- **TASK REQUIREMENTS**
Here is the task for the listing below: output exactly the lines from the one containing "Clone this chart in Chart.js." through the one containing "const subtitleText = '(Un.: 10\u00B3 Euros)';", and leave out the pictures.

- **DATASET CONTENT**
------------------------------------------------
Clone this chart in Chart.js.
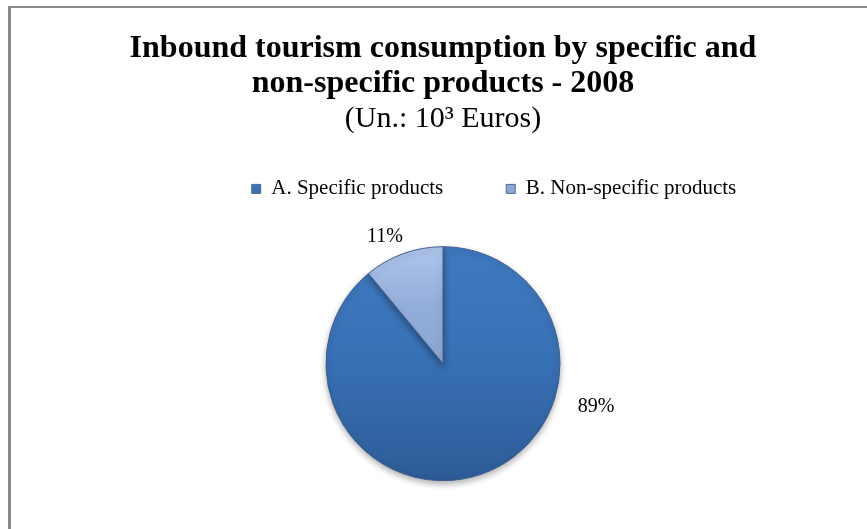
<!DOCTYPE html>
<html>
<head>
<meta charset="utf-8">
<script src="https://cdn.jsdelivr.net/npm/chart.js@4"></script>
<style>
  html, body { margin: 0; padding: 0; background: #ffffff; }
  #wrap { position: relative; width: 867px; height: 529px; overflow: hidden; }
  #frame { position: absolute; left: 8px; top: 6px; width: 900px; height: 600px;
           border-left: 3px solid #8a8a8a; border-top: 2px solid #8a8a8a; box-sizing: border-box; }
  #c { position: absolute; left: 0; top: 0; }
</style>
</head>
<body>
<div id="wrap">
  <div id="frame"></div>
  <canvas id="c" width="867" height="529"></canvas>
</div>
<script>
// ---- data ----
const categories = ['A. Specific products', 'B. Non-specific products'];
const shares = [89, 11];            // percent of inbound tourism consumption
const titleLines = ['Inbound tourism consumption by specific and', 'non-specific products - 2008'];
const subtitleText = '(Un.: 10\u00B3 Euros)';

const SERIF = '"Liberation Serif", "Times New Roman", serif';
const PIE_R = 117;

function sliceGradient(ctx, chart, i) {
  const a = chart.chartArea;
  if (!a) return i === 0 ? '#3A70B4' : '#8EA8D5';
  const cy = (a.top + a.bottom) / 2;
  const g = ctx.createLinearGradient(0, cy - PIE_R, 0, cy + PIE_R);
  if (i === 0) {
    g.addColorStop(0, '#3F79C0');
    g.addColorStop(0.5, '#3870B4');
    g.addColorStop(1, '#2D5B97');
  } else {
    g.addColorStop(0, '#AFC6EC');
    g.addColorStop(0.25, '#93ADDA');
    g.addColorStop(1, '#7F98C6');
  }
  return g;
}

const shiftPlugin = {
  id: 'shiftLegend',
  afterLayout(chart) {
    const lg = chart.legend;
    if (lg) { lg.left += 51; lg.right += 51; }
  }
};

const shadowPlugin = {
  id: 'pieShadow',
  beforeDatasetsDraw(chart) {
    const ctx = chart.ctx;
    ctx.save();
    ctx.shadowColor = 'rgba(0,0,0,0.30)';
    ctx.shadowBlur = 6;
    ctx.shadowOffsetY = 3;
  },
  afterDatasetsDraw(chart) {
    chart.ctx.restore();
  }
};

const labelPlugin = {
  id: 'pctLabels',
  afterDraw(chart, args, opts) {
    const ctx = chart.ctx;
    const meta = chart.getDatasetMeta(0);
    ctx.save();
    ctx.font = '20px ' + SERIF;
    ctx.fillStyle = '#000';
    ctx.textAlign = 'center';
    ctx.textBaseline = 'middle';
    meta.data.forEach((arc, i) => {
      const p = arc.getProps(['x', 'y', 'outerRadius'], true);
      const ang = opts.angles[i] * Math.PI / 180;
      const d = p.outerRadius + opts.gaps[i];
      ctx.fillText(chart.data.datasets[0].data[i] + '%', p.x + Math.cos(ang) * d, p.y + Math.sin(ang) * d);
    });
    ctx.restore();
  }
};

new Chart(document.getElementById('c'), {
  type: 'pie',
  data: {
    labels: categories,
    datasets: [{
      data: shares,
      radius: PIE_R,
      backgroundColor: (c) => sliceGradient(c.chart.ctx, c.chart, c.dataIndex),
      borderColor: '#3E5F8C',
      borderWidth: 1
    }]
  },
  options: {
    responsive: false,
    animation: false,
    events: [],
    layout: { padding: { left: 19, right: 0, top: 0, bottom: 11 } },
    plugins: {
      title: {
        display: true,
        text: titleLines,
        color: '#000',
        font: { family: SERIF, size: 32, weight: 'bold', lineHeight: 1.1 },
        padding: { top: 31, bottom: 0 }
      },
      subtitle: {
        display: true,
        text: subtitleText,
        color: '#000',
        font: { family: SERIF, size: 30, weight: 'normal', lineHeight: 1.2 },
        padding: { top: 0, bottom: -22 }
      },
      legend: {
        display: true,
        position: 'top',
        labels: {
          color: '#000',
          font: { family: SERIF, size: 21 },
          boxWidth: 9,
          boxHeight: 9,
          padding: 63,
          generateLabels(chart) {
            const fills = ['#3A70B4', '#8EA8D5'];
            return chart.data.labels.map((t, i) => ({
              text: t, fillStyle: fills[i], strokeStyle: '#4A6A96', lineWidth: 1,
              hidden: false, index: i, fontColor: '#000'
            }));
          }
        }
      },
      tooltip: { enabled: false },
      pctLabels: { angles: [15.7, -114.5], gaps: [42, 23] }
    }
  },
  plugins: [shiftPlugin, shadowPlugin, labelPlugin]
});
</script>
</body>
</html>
------------------------------------------------
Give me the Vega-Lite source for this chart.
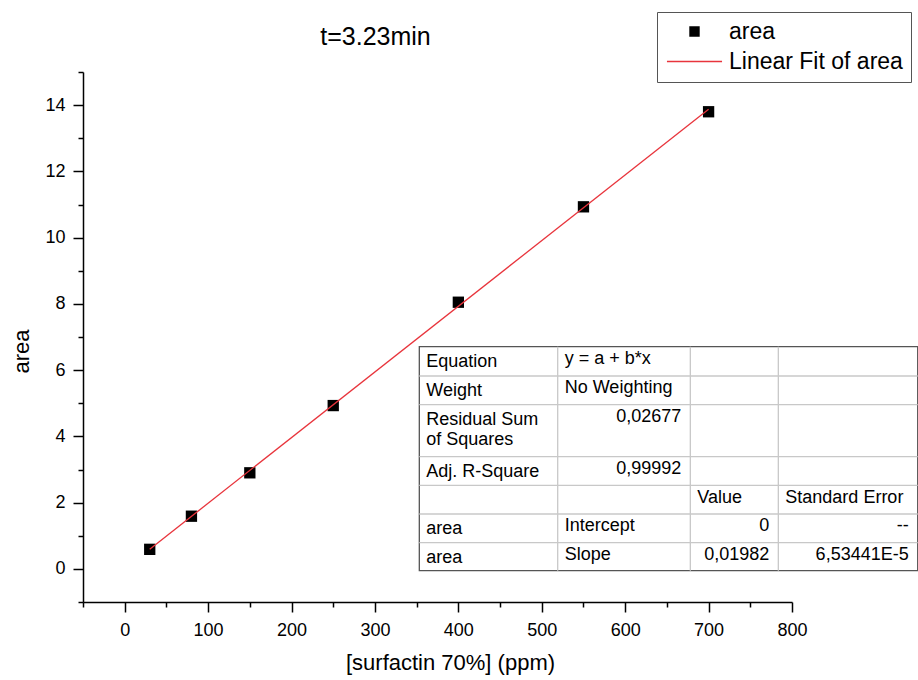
------------------------------------------------
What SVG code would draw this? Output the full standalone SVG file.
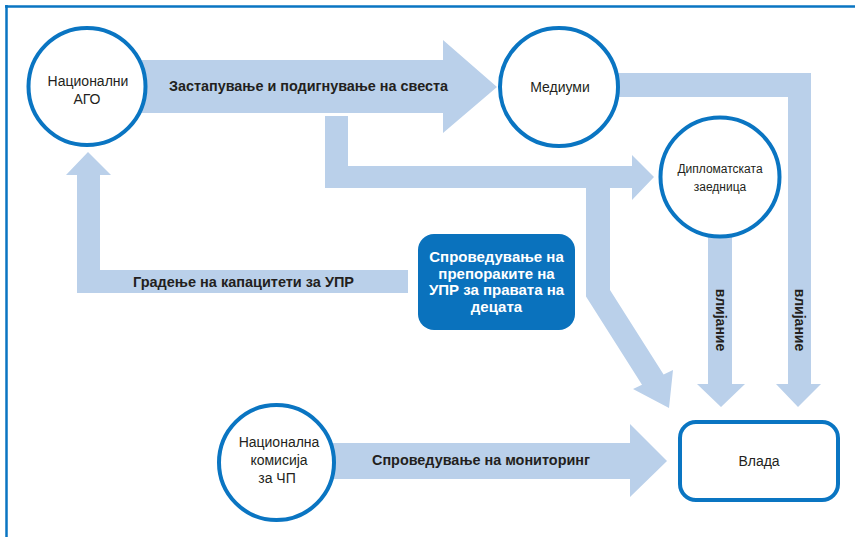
------------------------------------------------
- **COMPLETED TASK**
Clone this chart in Chart.js.
<!DOCTYPE html>
<html>
<head>
<meta charset="utf-8">
<script src="https://cdn.jsdelivr.net/npm/chart.js@4"></script>
<style>
  html, body { margin: 0; padding: 0; background: #ffffff; }
  #wrap { position: relative; width: 867px; height: 529px; overflow: hidden; }
  #frame { position: absolute; left: 8px; top: 6px; width: 900px; height: 600px;
           border-left: 3px solid #8a8a8a; border-top: 2px solid #8a8a8a; box-sizing: border-box; }
  #c { position: absolute; left: 0; top: 0; }
</style>
</head>
<body>
<div id="wrap">
  <div id="frame"></div>
  <canvas id="c" width="867" height="529"></canvas>
</div>
<script>
// ---- data ----
const categories = ['A. Specific products', 'B. Non-specific products'];
const shares = [89, 11];            // percent of inbound tourism consumption
const titleLines = ['Inbound tourism consumption by specific and', 'non-specific products - 2008'];
const subtitleText = '(Un.: 10\u00B3 Euros)';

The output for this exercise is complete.